#### The exercise:
Check every line below for the word "this" and copy each one that has it.
--- Begin Data extract ---
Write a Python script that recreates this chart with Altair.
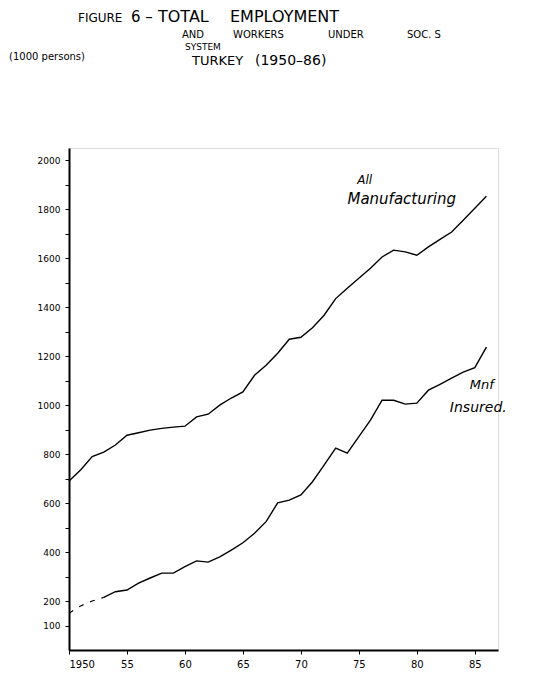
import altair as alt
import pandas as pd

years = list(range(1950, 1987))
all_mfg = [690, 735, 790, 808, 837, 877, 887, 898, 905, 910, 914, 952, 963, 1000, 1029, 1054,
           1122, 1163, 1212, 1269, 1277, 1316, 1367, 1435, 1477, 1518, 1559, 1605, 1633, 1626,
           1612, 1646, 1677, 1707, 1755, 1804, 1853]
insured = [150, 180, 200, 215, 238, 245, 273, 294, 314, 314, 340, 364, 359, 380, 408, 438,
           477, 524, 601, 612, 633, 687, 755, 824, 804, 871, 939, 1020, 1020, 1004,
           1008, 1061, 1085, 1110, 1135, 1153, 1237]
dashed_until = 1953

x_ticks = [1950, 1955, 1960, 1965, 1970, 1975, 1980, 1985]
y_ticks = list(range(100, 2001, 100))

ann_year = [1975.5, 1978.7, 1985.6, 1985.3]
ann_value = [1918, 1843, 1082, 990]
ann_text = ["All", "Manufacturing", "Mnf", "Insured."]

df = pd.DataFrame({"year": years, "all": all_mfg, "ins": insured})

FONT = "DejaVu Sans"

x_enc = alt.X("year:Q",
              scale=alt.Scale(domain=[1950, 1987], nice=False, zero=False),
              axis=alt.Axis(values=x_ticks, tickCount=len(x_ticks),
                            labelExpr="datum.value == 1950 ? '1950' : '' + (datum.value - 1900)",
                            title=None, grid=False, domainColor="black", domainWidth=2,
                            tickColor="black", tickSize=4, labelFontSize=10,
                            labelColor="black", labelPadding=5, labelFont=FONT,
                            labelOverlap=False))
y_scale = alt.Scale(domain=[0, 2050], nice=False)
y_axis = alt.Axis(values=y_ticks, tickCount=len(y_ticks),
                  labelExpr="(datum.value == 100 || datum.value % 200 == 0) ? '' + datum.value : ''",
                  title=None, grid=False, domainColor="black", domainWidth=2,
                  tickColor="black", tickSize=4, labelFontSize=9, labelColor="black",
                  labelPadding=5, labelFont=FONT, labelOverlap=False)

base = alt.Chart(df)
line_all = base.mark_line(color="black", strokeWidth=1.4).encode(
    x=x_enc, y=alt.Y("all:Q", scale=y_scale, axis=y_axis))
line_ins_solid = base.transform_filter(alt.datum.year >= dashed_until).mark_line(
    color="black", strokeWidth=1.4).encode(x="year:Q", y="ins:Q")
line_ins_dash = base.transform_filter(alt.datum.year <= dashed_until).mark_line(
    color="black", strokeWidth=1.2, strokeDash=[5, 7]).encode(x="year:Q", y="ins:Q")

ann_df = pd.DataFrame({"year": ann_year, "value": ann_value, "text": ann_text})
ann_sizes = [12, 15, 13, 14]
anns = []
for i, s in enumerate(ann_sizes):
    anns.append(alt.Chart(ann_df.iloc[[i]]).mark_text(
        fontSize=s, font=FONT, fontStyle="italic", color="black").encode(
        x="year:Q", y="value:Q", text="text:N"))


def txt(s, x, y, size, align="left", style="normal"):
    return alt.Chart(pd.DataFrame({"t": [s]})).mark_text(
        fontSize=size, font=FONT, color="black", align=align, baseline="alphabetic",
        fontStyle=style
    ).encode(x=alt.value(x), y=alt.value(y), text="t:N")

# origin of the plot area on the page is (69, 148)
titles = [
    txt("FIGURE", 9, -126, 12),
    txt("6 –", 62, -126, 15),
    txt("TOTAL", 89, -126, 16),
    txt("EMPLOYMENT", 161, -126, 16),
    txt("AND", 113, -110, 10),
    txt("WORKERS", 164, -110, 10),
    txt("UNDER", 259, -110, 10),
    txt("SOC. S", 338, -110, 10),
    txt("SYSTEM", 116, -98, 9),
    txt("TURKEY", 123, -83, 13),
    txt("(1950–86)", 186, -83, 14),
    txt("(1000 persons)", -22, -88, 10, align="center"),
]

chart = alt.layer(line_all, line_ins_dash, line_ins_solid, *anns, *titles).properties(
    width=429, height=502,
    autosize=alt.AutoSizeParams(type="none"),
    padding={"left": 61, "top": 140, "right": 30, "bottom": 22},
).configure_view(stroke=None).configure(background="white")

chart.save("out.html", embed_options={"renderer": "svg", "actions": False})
--- End Data extract ---
--- Begin Data extract ---
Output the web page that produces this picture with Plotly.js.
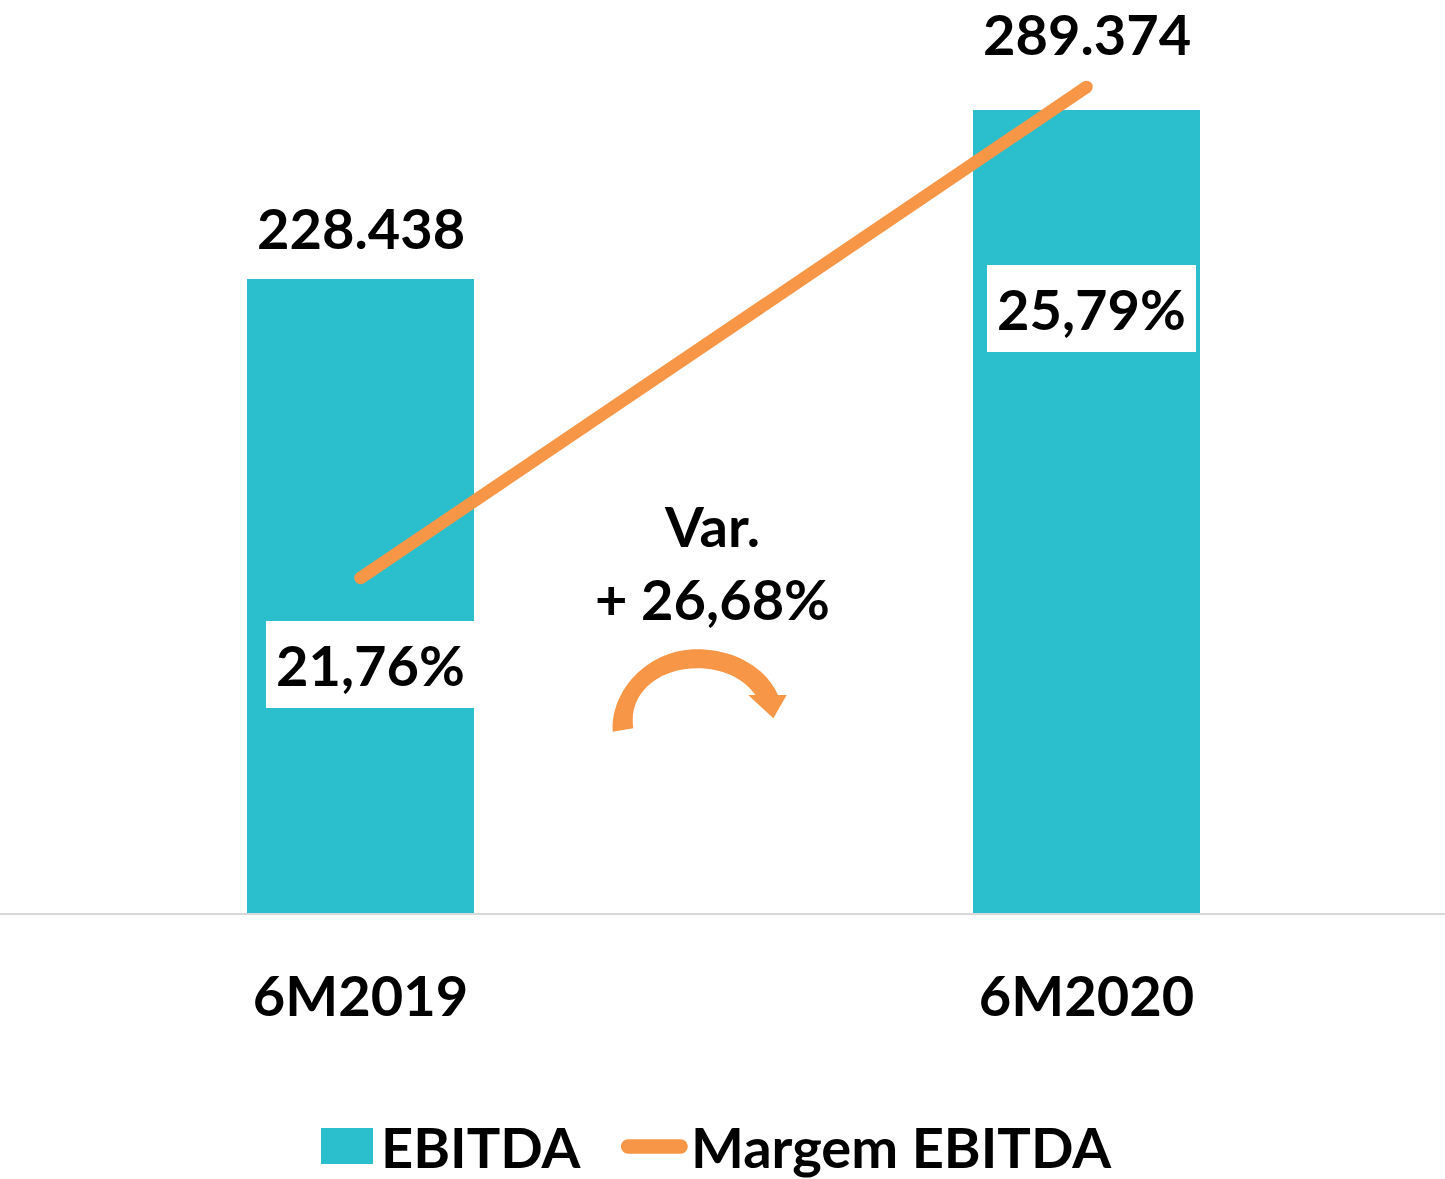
--- End Data extract ---
#### The answer:
Write a Python script that recreates this chart with Altair.
Output the web page that produces this picture with Plotly.js.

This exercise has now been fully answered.